Author: Lawrence Williams
Posted: Saturday , 12 Jul 2008
LONDON -
Middle East war rumours are flying and the gold price is up sharply as a result, although there are a number of other strong fundamentals boosting the yellow metal's price too. Over the past couple of days, we not only have reports of more Iranian missile tests, but also of test runs by Israeli warplanes simulating attacks on Iranian nuclear facilities. How much of this is sabre rattling, and how much is for real will no doubt unfold over the next few days. But whatever happens the threat of further conflict in the Middle East is positive for gold - and extremely worrying for the rest of the world as well as for the potential protagonists.
Not only is Iran threatening Israel and America's Middle East bases with its missiles, but also to cut off the Straits of Hormuz through which a high proportion of the world's oil flows - notably from Ian itself and Iraq. This in turn has had another knock-on effect on the oil price, which had been showing signs of coming back sharply from its peaks - now proven to be a short-lived fall as new all time highs have been reached on the supply threat.
Coupled with the global economic woes and a furthering weakening of the US dollar against key currencies, gold could be set for a good boost if Middle East tensions continue, despite the mitigating impact of the northern hemisphere summer holiday season - traditionally a weak time for the metal.
The recent report from the World Gold council that members of the Central Bank Gold Agreement had sold 297 tonnes of gold so far in this agreement year (which ends in September), suggests that the full 500 tonne quota will not be released to the markets this year is positive for the market, as has been the news of a sharp fall in South Africa's first half gold production. Depending on whose figures you take, it appears that China has already overtaken South Africa as the world's leading gold producer and further changes in the gold production rankings may also be forthcoming with declines in some major producing countries possibly matched by new production elsewhere. But what does seem apparent is that the big gold price increases seen over the past few years have been insufficient to stimulate any significant global gold production increase. Indeed output may well remain flat, or even show a small decline, over the next few years.
There is also evidence that jewellery demand in India, still the world's biggest fabrication market, is beginning to pick up again after a substantial price-related fall-off, while other emerging markets like China and Vietnam are themselves beginning to have a sharp impact as their demand rises along with the increasing wealth of their populations.
We have also heard that investment demand from gold ETFs is continuing to increase soaking up any other surpluses in the gold market, and while gold may not react quite as other commodities do in terms of supply and demand parameters, the tight situation does help underpin the price.
Oil is the big unknown factor though. The strength in the oil price has tended to depress the US dollar and help drag the gold price up with it - hence part of the surge in both oil and gold on tensions in the world's major oil producing region. There are indications, though, that should tensions diminish, oil has been overblown and there could be a sharp fall ahead for us. One suspects though that gold could rapidly decouple from oil in such a scenario, although the initial impacts could certainly be negative for the metal price.

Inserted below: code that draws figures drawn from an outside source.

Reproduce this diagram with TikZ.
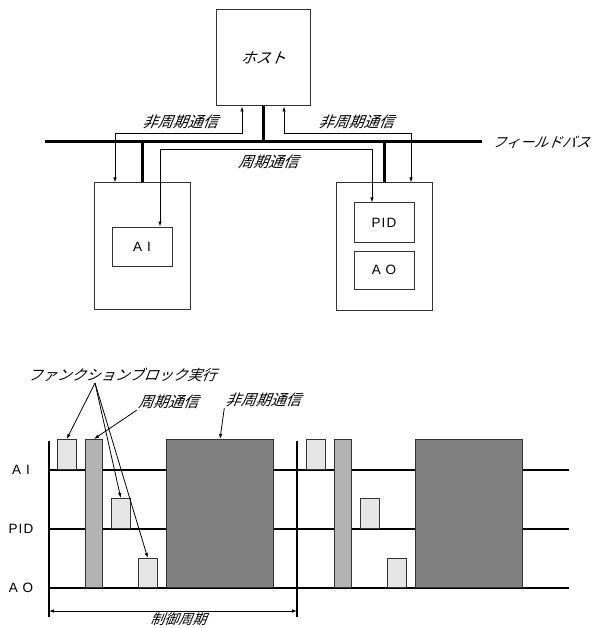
\documentclass[tikz,border=0pt]{standalone}
\usepackage{fontspec}
\setsansfont{Liberation Sans}
\newfontfamily\jpfont[FakeSlant=0.4]{Noto Sans CJK JP}
\newfontfamily\labfont[LetterSpace=8]{Liberation Sans}
\usetikzlibrary{arrows.meta}
\definecolor{ink}{HTML}{333333}
\definecolor{fbgray}{HTML}{E6E6E6}
\definecolor{cycgray}{HTML}{B3B3B3}
\definecolor{asgray}{HTML}{808080}

\begin{document}
\begin{tikzpicture}[x=1pt,y=-1pt,>={Latex[length=5pt,width=3.5pt]},
  box/.style={draw=ink,line width=1pt,inner sep=0pt},
  bus/.style={line width=3pt},
  wire/.style={line width=0.8pt},
  jp/.style={font=\jpfont\fontsize{15}{15}\selectfont,inner sep=1pt},
  lab/.style={font=\labfont\fontsize{13.5}{14}\selectfont},
  row/.style={line width=1.2pt},
  fb/.style={box,fill=fbgray,anchor=south west,minimum width=18.5pt},
  cyc/.style={box,fill=cycgray,anchor=south west,minimum width=17pt,minimum height=148pt},
  async/.style={box,fill=asgray,anchor=south west,minimum width=107pt,minimum height=148pt}]
 \useasboundingbox (0,0) rectangle (596,628);
 \node[box,jp,minimum width=94pt,minimum height=96pt] (host) at (263,58) {ホスト};
 \node[box,minimum width=96pt,minimum height=126pt] (devL) at (142,246) {};
 \node[box,minimum width=96pt,minimum height=127pt] (devR) at (384,246.5) {};
 \node[box,lab,minimum width=60pt,minimum height=39pt] (ai) at (142,246.5) {A I};
 \node[box,lab,minimum width=60pt,minimum height=39pt] (pid) at (384,222.5) {PID};
 \node[box,lab,minimum width=60pt,minimum height=38pt] (ao) at (384,270) {A O};
 \coordinate (busL) at (45,142);
 \coordinate (busR) at (482,142);
 \draw[bus] (busL) -- (busR);
 \node[jp,font=\jpfont\fontsize{14}{14}\selectfont,anchor=west] (fbus) at (491,142) {フィールドバス};
 \draw[bus] (host.south) -- (host.south |- busL);
 \draw[bus] (devL.north) -- (devL.north |- busL);
 \draw[bus] (devR.north) -- (devR.north |- busL);
 \draw[wire,<->] ([xshift=-21pt]host.south) -- ++(0,27) -| ([xshift=-27pt]devL.north);
 \draw[wire,<->] ([xshift=21pt]host.south) -- ++(0,27) -| ([xshift=27pt]devR.north);
 \draw[wire,<->] ([xshift=18pt]ai.north) -- ++(0,-77) -| ([xshift=-12pt]pid.north);
 \node[jp] (asyncL) at (180,122) {非周期通信};
 \node[jp] (asyncR) at (356,122) {非周期通信};
 \node[jp] (cycT) at (268,162) {周期通信};

 \foreach \n/\y/\t in {ai/470/A I,pid/529/PID,ao/588/A O} {
   \draw[row] (49,\y) -- (569,\y);
   \node[lab] (t\n) at (21,\y) {\t};
 }
 \foreach \x in {49,297}
   \draw[row] (\x,441) -- (\x,617);
 \foreach \p/\k in {0/1,249/2} {
   \node[fb,minimum height=30pt] (fbA\k) at (57+\p,470) {};
   \node[cyc] (cyc\k) at (85+\p,588) {};
   \node[fb,minimum height=30pt] (fbP\k) at (111+\p,529) {};
   \node[fb,minimum height=29pt] (fbO\k) at (138+\p,588) {};
   \node[async] (as\k) at (166+\p,588) {};
 }
 \coordinate (c0) at (49,611);
 \coordinate (c1) at (297,611);
 \draw[wire,<->] (c0) -- (c1);
 \node[jp,font=\jpfont\fontsize{14}{14}\selectfont] (ctl) at (178,619) {制御周期};

 \node[jp,font=\jpfont\fontsize{14.5}{15}\selectfont] (fbl) at (122,375) {ファンクションブロック実行};
 \foreach \t in {fbA1,fbP1,fbO1}
   \draw[wire,->] ([xshift=-27pt]fbl.south) -- (\t.north);
 \node[jp] (cyl) at (168,402) {周期通信};
 \draw[wire,->] (cyl.south west) -- (cyc1.north);
 \node[jp] (asl) at (263,400) {非周期通信};
 \draw[wire,->] (asl.south west) -- (as1.north);
\end{tikzpicture}
\end{document}
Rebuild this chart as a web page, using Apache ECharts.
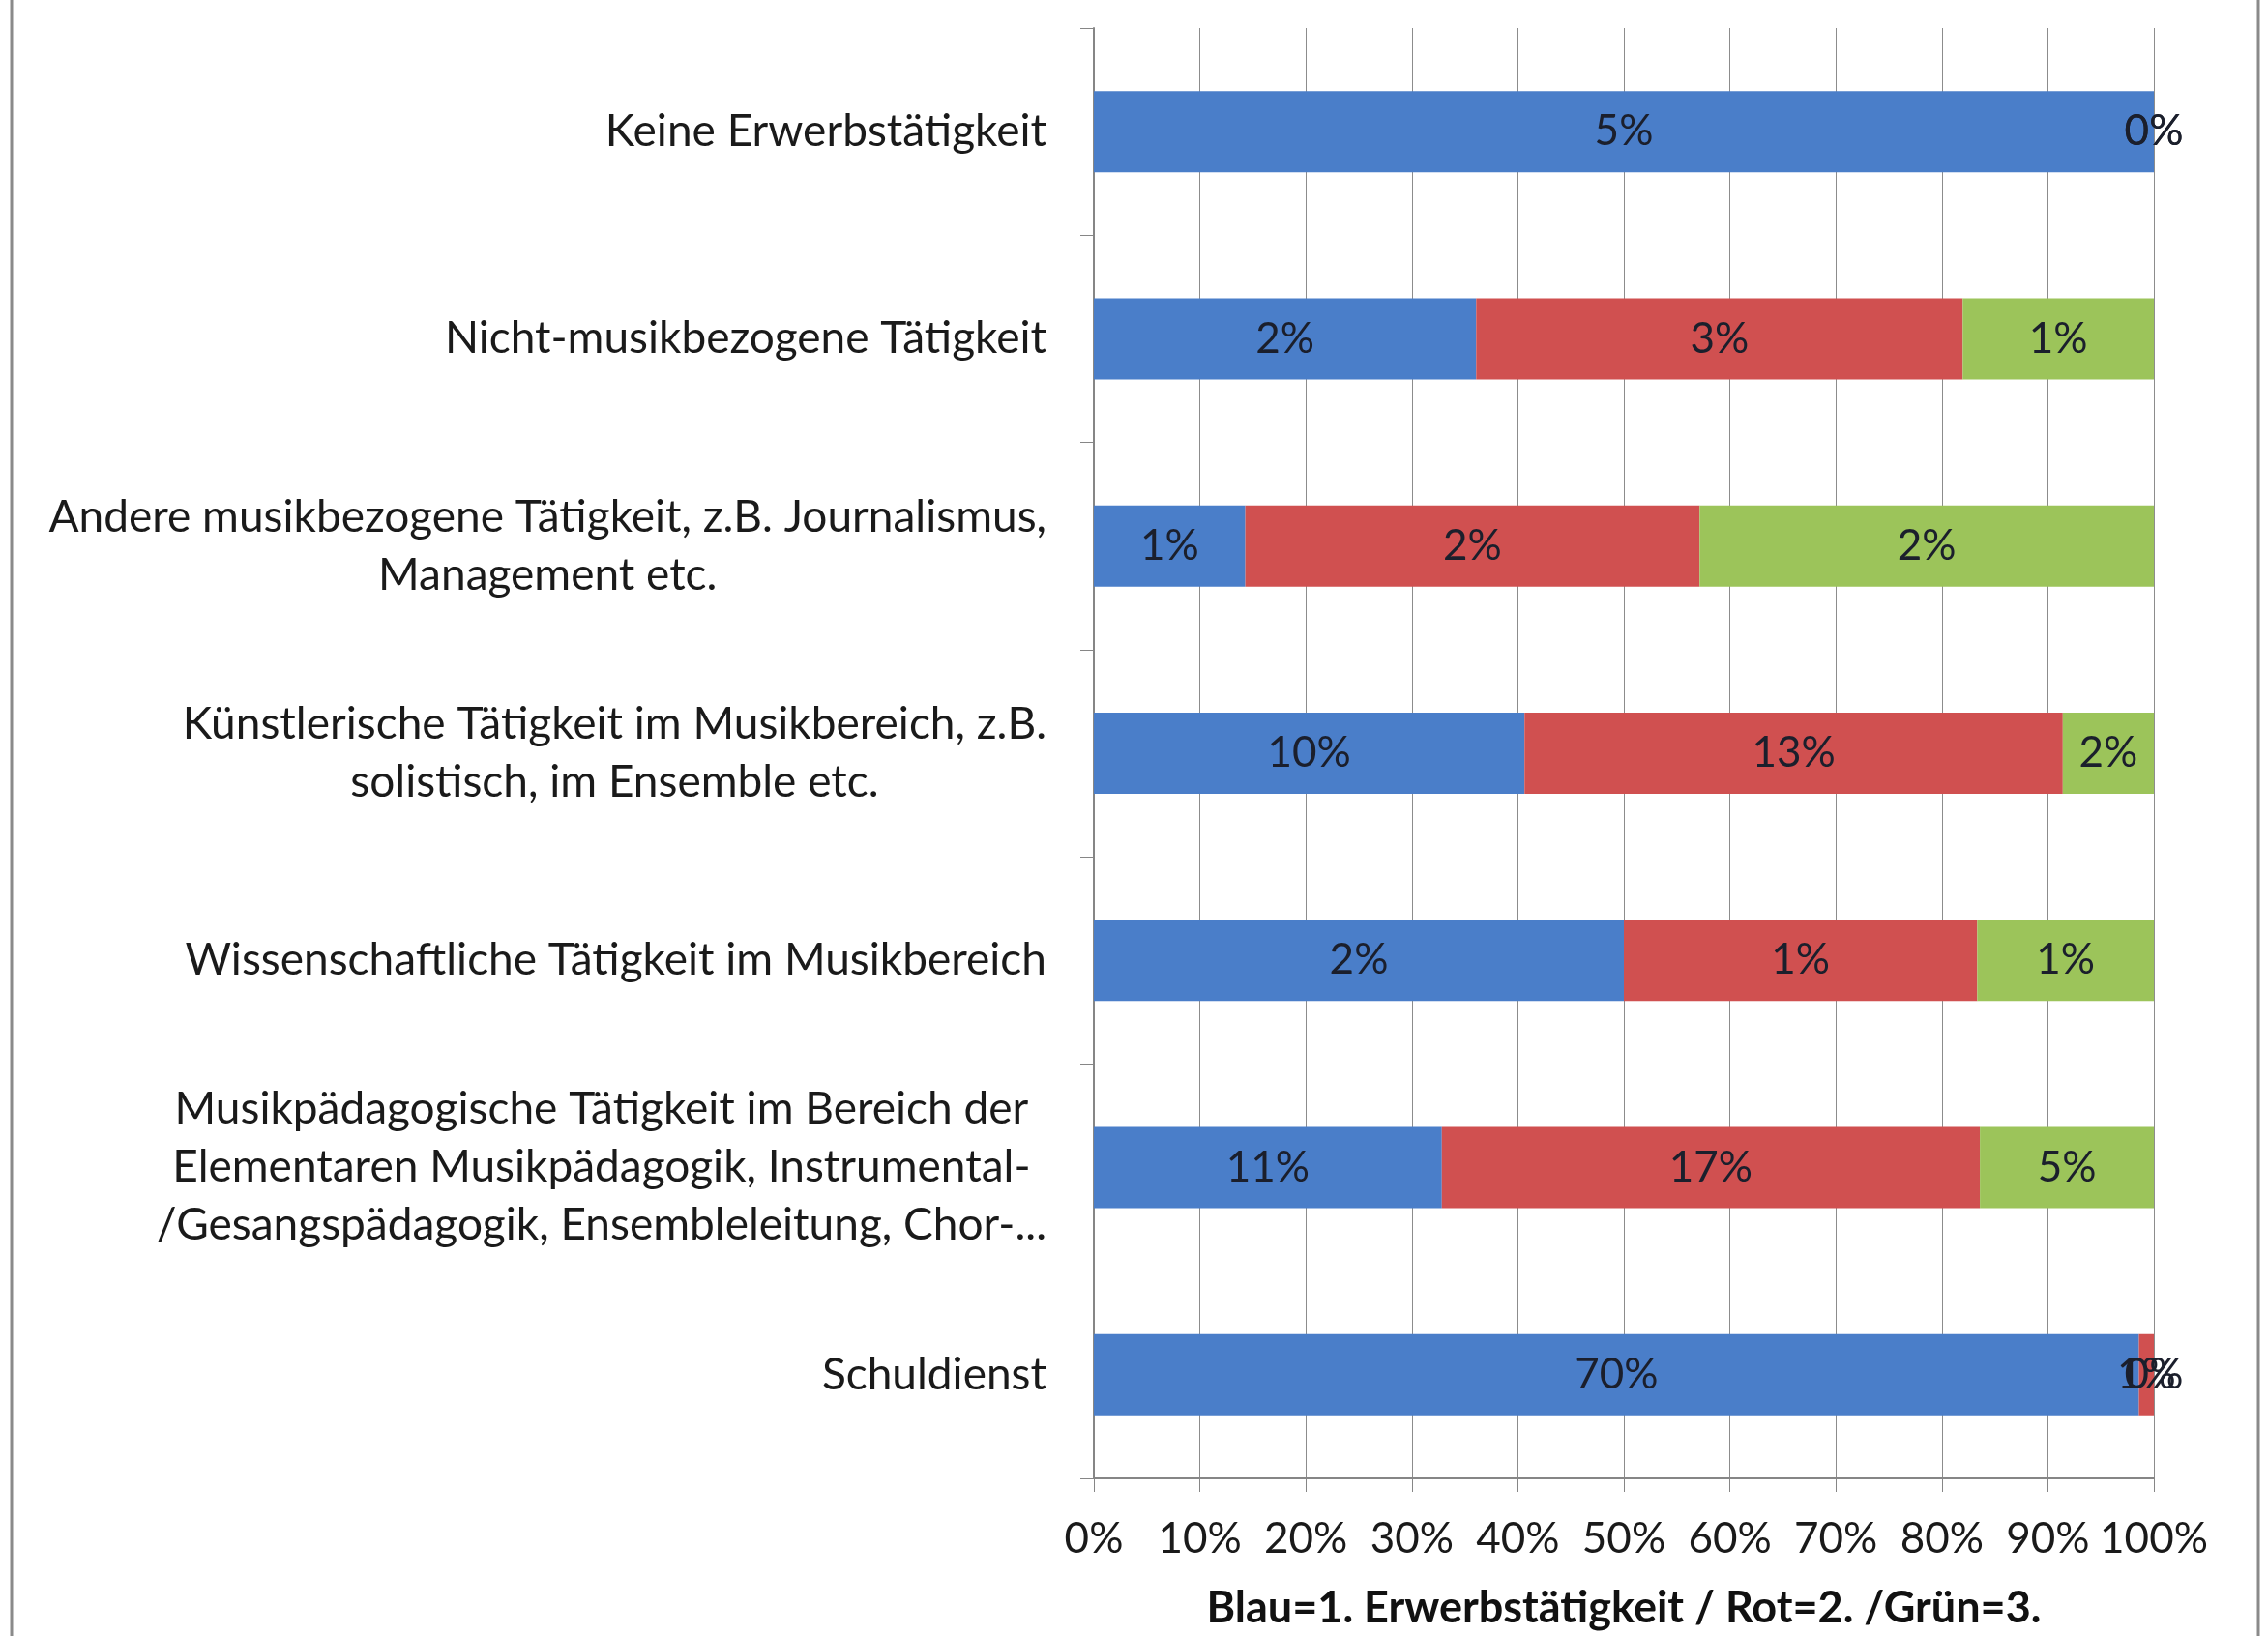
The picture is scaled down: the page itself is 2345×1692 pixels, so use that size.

However, with even conservative analysts looking to gold back over $1,000 this year and global economic factors continuing to look bleak and inflation beginning to rear its head across the board, the precious metal's value as an inflation hedge should continue to buoy the price up. Meanwhile investment demand seems likely to continue strong, so one could feel downside risk is perhaps rather less than that of the general stock markets. With the potential of some upside at least while that for stocks in general looks flat or downwards, gold continues to look a good bet as protection against a general stock market collapse.